> [Set exercise]: Extract the lines from the start through the line that holds "const legendX = [131, 229];", both included, omitting all images.

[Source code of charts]
** start **
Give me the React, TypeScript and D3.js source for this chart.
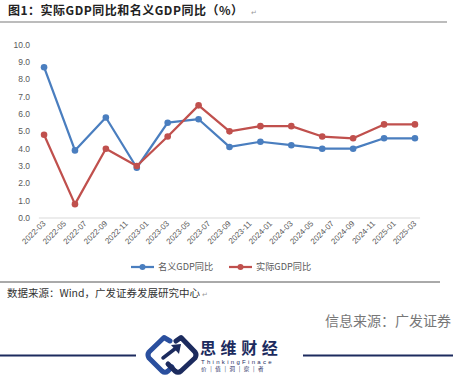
import React from "react";
import * as d3 from "d3";

const quarterDates = ["2022-03","2022-06","2022-09","2022-12","2023-03","2023-06","2023-09","2023-12","2024-03","2024-06","2024-09","2024-12","2025-03"];
const nominalGDP = [8.7, 3.9, 5.8, 2.9, 5.5, 5.7, 4.1, 4.4, 4.2, 4.0, 4.0, 4.6, 4.6];
const realGDP = [4.8, 0.8, 4.0, 3.0, 4.7, 6.5, 5.0, 5.3, 5.3, 4.7, 4.6, 5.4, 5.4];
const tickLabels = ["2022-03","2022-05","2022-07","2022-09","2022-11","2023-01","2023-03","2023-05","2023-07","2023-09","2023-11","2024-01","2024-03","2024-05","2024-07","2024-09","2024-11","2025-01","2025-03"];
const yTicks = [0,1,2,3,4,5,6,7,8,9,10];
const seriesNames = ["名义GDP同比", "实际GDP同比"];
const titleText = "图1：实际GDP同比和名义GDP同比（%）";
const sourceText = "数据来源：Wind，广发证券发展研究中心";
const infoText = "信息来源：广发证券";

const BLUE = "#4a7ebf";
const RED = "#c0504d";
const GRAY = "#595959";
const NAVY = "#1c2b5e";

const fmt = d3.timeFormat("%Y-%m");
const months = d3.timeMonth.range(new Date(2022, 2, 1), new Date(2025, 3, 1)).map(fmt);

export default function App() {
  const x = d3.scaleBand<string>().domain(months).range([38.9, 420.1]).padding(0);
  const y = d3.scaleLinear().domain([0, 10]).range([218, 44.7]);
  const cx = (m: string) => (x(m) as number) + x.bandwidth() / 2;
  const line = d3.line<number>().x((_, i) => cx(quarterDates[i])).y((v) => y(v));
  const series = [
    { name: seriesNames[0], values: nominalGDP, color: BLUE },
    { name: seriesNames[1], values: realGDP, color: RED },
  ];
  const font = "'Liberation Sans', Arial, sans-serif";
  const cjk = "'Noto Sans CJK SC', 'Liberation Sans', sans-serif";
  const legendX = [131, 229];

  return (
    <svg width={453} height={379} style={{ position: "absolute", left: 0, top: 0, background: "#fff" }}>
      <rect width={453} height={379} fill="#fff" />
      {/* title */}
      <text x={8} y={15} fontSize={12} fontWeight="bold" fill="#222" fontFamily={cjk} letterSpacing={0.5}>{titleText}</text>
      <text x={251} y={15} fontSize={7} fill="#999" fontFamily={font}>↵</text>
      <line x1={0} x2={447} y1={22} y2={22} stroke="#a6a6a6" strokeWidth={1.5} />

      {/* y axis labels */}
      {yTicks.map((t) => (
        <text key={t} x={30} y={y(t) + 3} textAnchor="end" fontSize={8.5} fill={GRAY} fontFamily={font}>{t.toFixed(1)}</text>
      ))}
      {/* baseline */}
      <line x1={38.9} x2={420.1} y1={y(0)} y2={y(0)} stroke="#d9d9d9" strokeWidth={1} />
      {/* x tick labels */}
      {tickLabels.map((l) => {
        const px = cx(l) + 2;
        const py = 224;
        return (
          <text key={l} x={px} y={py} transform={`rotate(-45 ${px} ${py})`} textAnchor="end" fontSize={8} fill={GRAY} fontFamily={font}>{l}</text>
        );
      })}

      {/* series */}
      {series.map((s) => (
        <g key={s.name}>
          <path d={line(s.values) || ""} fill="none" stroke={s.color} strokeWidth={2.25} strokeLinejoin="round" />
          {s.values.map((v, i) => (
            <circle key={i} cx={cx(quarterDates[i])} cy={y(v)} r={3.3} fill={s.color} />
          ))}
        </g>
      ))}

      {/* legend */}
      {series.map((s, i) => (
        <g key={s.name} transform={`translate(${legendX[i]},267)`}>
          <line x1={0} x2={23} y1={0} y2={0} stroke={s.color} strokeWidth={2.25} />
          <circle cx={11.5} cy={0} r={3} fill={s.color} />
          <text x={27} y={3.3} fontSize={9.2} fill={GRAY} fontFamily={cjk}>{s.name}</text>
        </g>
      ))}

      {/* source */}
      <line x1={0} x2={440} y1={282} y2={282} stroke="#555" strokeWidth={1} />
      <text x={7} y={297} fontSize={10.5} fill="#333" fontFamily={cjk}>{sourceText}</text>
      <text x={202} y={297} fontSize={7} fill="#999" fontFamily={font}>↵</text>

      <text x={451} y={326} textAnchor="end" fontSize={14} fill="#777" fontFamily={cjk}>{infoText}</text>

      {/* logo */}
      <line x1={0} x2={136} y1={355.5} y2={355.5} stroke={NAVY} strokeWidth={2} />
      <line x1={303} x2={453} y1={355.5} y2={355.5} stroke={NAVY} strokeWidth={2} />
      <g>
        <path d="M 170 341 L 164 337.5 L 149 352 Q 147 355 149 358 L 162 371 Q 165 373.5 168 371 L 172 367" fill="none" stroke="#2a4f9e" strokeWidth={5} strokeLinejoin="round" strokeLinecap="round" />
        <path d="M 176 341 L 181 337.5 L 195 352 Q 197 355 195 358 L 181 371 Q 178 373.5 175 371 L 168 364" fill="none" stroke={NAVY} strokeWidth={5} strokeLinejoin="round" strokeLinecap="round" />
        <path d="M 163 358 L 176 348" stroke={NAVY} strokeWidth={3.5} strokeLinecap="round" />
        <path d="M 171 345 L 181 344 L 179 354 Z" fill={NAVY} />
      </g>
      <text x={200} y={354} fontSize={16} fontWeight="bold" fill={NAVY} fontFamily={cjk} letterSpacing={4.6}>思维财经</text>
      <text x={201} y={364} fontSize={6} fill={NAVY} fontFamily={font} letterSpacing={2.3}>ThinkingFinace</text>
      <text x={201} y={371} fontSize={5.5} fill={NAVY} fontFamily={cjk} letterSpacing={1.2}>价 | 值 | 洞 | 察 | 者</text>
    </svg>
  );
}
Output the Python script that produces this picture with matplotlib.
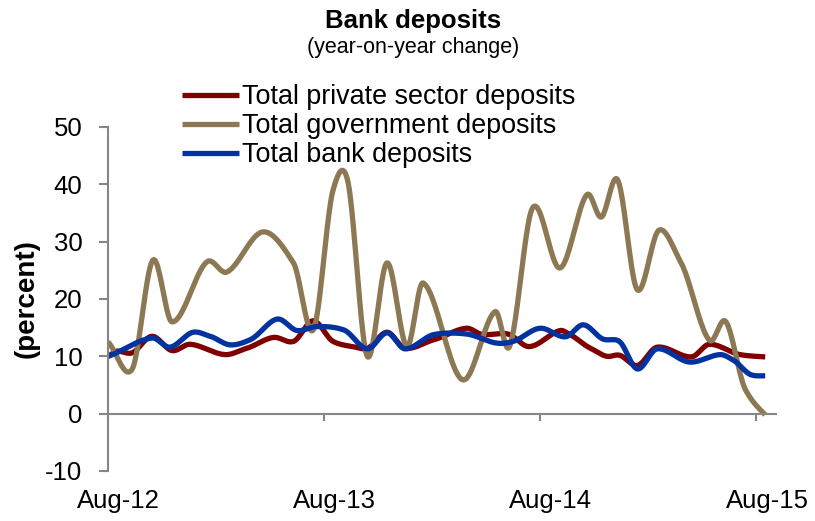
import matplotlib
matplotlib.use("Agg")
import matplotlib.pyplot as plt
import numpy as np

plt.rcParams['font.family'] = ['Liberation Sans', 'DejaVu Sans']
plt.rcParams['axes.unicode_minus'] = False

# months since Aug-12
tick_pos = [0, 12, 24, 36]
tick_labels = ["Aug-12", "Aug-13", "Aug-14", "Aug-15"]

private_x = [0, 0.5, 1.33, 2.44, 3.56, 4.56, 6.5, 7.7, 9.2, 10.3, 11.4, 12.5, 13.6, 14.4,
             15.5, 16.5, 18.1, 19.9, 20.8, 22.2, 23.4, 25.1, 25.6, 26.8, 27.7, 28.4, 29.4,
             30.5, 32.4, 33.4, 35.1, 36.5]
private_y = [10.0, 10.9, 10.6, 13.5, 11.0, 12.1, 10.3, 11.4, 13.3, 12.6, 16.2, 12.6, 11.7, 11.4,
             14.2, 11.4, 12.9, 14.9, 13.8, 13.9, 11.7, 14.5, 13.9, 11.4, 10.0, 10.2, 8.4,
             11.6, 9.9, 12.1, 10.3, 9.9]

gov_x = [0, 1.33, 2.5, 3.56, 5.5, 6.6, 8.6, 10.3, 11.4, 12.5, 13.3, 14.4, 15.5, 16.6, 17.5,
         19.7, 21.5, 22.3, 23.6, 25.1, 26.6, 27.4, 28.3, 29.4, 30.6, 31.8, 33.4, 34.3, 35.4, 36.5]
gov_y = [12.5, 7.7, 26.8, 16.0, 26.5, 24.7, 31.7, 26.3, 14.6, 39.0, 40.8, 10.0, 26.3, 11.7, 22.8,
         5.9, 17.8, 11.7, 36.0, 25.4, 38.2, 34.3, 40.8, 21.6, 32.0, 26.5, 12.8, 16.1, 4.2, -0.2]

bank_x = [0, 2.44, 3.44, 4.72, 5.67, 6.78, 7.9, 9.4, 10.5, 11.6, 13.1, 14.4, 15.5, 16.5, 18.1,
          19.9, 21.6, 22.5, 24.0, 25.4, 26.4, 27.5, 28.4, 29.4, 30.5, 32.3, 34.0, 34.7, 35.7, 36.5]
bank_y = [10.0, 13.2, 11.6, 14.2, 13.5, 12.0, 12.9, 16.5, 14.5, 15.2, 14.6, 11.3, 14.1, 11.3, 13.8,
          13.9, 12.3, 12.6, 14.9, 13.4, 15.5, 13.0, 12.6, 7.8, 11.3, 9.0, 10.3, 9.4, 6.8, 6.6]


def smooth(x, y, n=24, tension=0.8):
    # cubic hermite curve through the points, like a smoothed line in a spreadsheet
    x = np.asarray(x, float)
    y = np.asarray(y, float)
    m = np.empty_like(y)
    m[1:-1] = (y[2:] - y[:-2]) / (x[2:] - x[:-2])
    m[0] = (y[1] - y[0]) / (x[1] - x[0])
    m[-1] = (y[-1] - y[-2]) / (x[-1] - x[-2])
    m *= tension
    xs, ys = [], []
    for i in range(len(x) - 1):
        h = x[i + 1] - x[i]
        t = np.linspace(0, 1, n, endpoint=False)
        h00 = 2 * t**3 - 3 * t**2 + 1
        h10 = t**3 - 2 * t**2 + t
        h01 = -2 * t**3 + 3 * t**2
        h11 = t**3 - t**2
        xs.append(x[i] + t * h)
        ys.append(h00 * y[i] + h10 * h * m[i] + h01 * y[i + 1] + h11 * h * m[i + 1])
    xs.append([x[-1]])
    ys.append([y[-1]])
    return np.concatenate(xs), np.concatenate(ys)


fig = plt.figure(figsize=(8.15, 5.21), dpi=100)
ax = fig.add_axes([108 / 815, 50 / 521, (776 - 108) / 815, (471 - 127) / 521])

series = [
    ("Total private sector deposits", private_x, private_y, "#800000"),
    ("Total government deposits", gov_x, gov_y, "#8C7853"),
    ("Total bank deposits", bank_x, bank_y, "#0033A0"),
]
for label, xv, yv, col in series:
    sx, sy = smooth(xv, yv)
    ax.plot(sx, sy, color=col, lw=3.8, label=label, solid_capstyle='butt')

ax.set_xlim(0, 37.1)
ax.set_ylim(-10, 50)
ax.set_yticks(range(-10, 51, 10))
# tick marks on the year boundaries, labels sit a little to the right of them
ax.set_xticks(tick_pos)
ax.set_xticklabels([])
ax.set_xticks([p + 0.6 for p in tick_pos], minor=True)
ax.set_xticklabels(tick_labels, minor=True)

axis_col = "#868686"
for s in ["top", "right"]:
    ax.spines[s].set_visible(False)
ax.spines["bottom"].set_position(("data", 0))
ax.spines["bottom"].set_color(axis_col)
ax.spines["left"].set_color(axis_col)
ax.spines["bottom"].set_linewidth(1.5)
ax.spines["left"].set_linewidth(1.5)
ax.tick_params(axis="y", direction="out", length=6.5, width=1.5, color=axis_col,
               labelsize=18.5, pad=12)
ax.tick_params(axis="x", which="major", direction="out", length=5, width=1.5, color=axis_col)
ax.tick_params(axis="x", which="minor", length=0, labelsize=18.5, pad=54)

ax.set_ylabel("(percent)", fontsize=20, fontweight="bold", labelpad=4)

fig.text(413 / 815, 1 - 21 / 521, "Bank deposits", ha="center", va="center",
         fontsize=18.5, fontweight="bold")
fig.text(413 / 815, 1 - 48 / 521, "(year-on-year change)", ha="center", va="center",
         fontsize=15.5)

ax.legend(loc="upper left", bbox_to_anchor=(182 / 815, 1 - 84 / 521),
          bbox_transform=fig.transFigure, frameon=False, fontsize=19.4,
          handlelength=2.1, handletextpad=0.12, labelspacing=0.12, borderpad=0,
          borderaxespad=0)

fig.savefig("out.png", dpi=100)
** end **
> [Task result]:
Give me the React, TypeScript and D3.js source for this chart.
import React from "react";
import * as d3 from "d3";

const quarterDates = ["2022-03","2022-06","2022-09","2022-12","2023-03","2023-06","2023-09","2023-12","2024-03","2024-06","2024-09","2024-12","2025-03"];
const nominalGDP = [8.7, 3.9, 5.8, 2.9, 5.5, 5.7, 4.1, 4.4, 4.2, 4.0, 4.0, 4.6, 4.6];
const realGDP = [4.8, 0.8, 4.0, 3.0, 4.7, 6.5, 5.0, 5.3, 5.3, 4.7, 4.6, 5.4, 5.4];
const tickLabels = ["2022-03","2022-05","2022-07","2022-09","2022-11","2023-01","2023-03","2023-05","2023-07","2023-09","2023-11","2024-01","2024-03","2024-05","2024-07","2024-09","2024-11","2025-01","2025-03"];
const yTicks = [0,1,2,3,4,5,6,7,8,9,10];
const seriesNames = ["名义GDP同比", "实际GDP同比"];
const titleText = "图1：实际GDP同比和名义GDP同比（%）";
const sourceText = "数据来源：Wind，广发证券发展研究中心";
const infoText = "信息来源：广发证券";

const BLUE = "#4a7ebf";
const RED = "#c0504d";
const GRAY = "#595959";
const NAVY = "#1c2b5e";

const fmt = d3.timeFormat("%Y-%m");
const months = d3.timeMonth.range(new Date(2022, 2, 1), new Date(2025, 3, 1)).map(fmt);

export default function App() {
  const x = d3.scaleBand<string>().domain(months).range([38.9, 420.1]).padding(0);
  const y = d3.scaleLinear().domain([0, 10]).range([218, 44.7]);
  const cx = (m: string) => (x(m) as number) + x.bandwidth() / 2;
  const line = d3.line<number>().x((_, i) => cx(quarterDates[i])).y((v) => y(v));
  const series = [
    { name: seriesNames[0], values: nominalGDP, color: BLUE },
    { name: seriesNames[1], values: realGDP, color: RED },
  ];
  const font = "'Liberation Sans', Arial, sans-serif";
  const cjk = "'Noto Sans CJK SC', 'Liberation Sans', sans-serif";
  const legendX = [131, 229];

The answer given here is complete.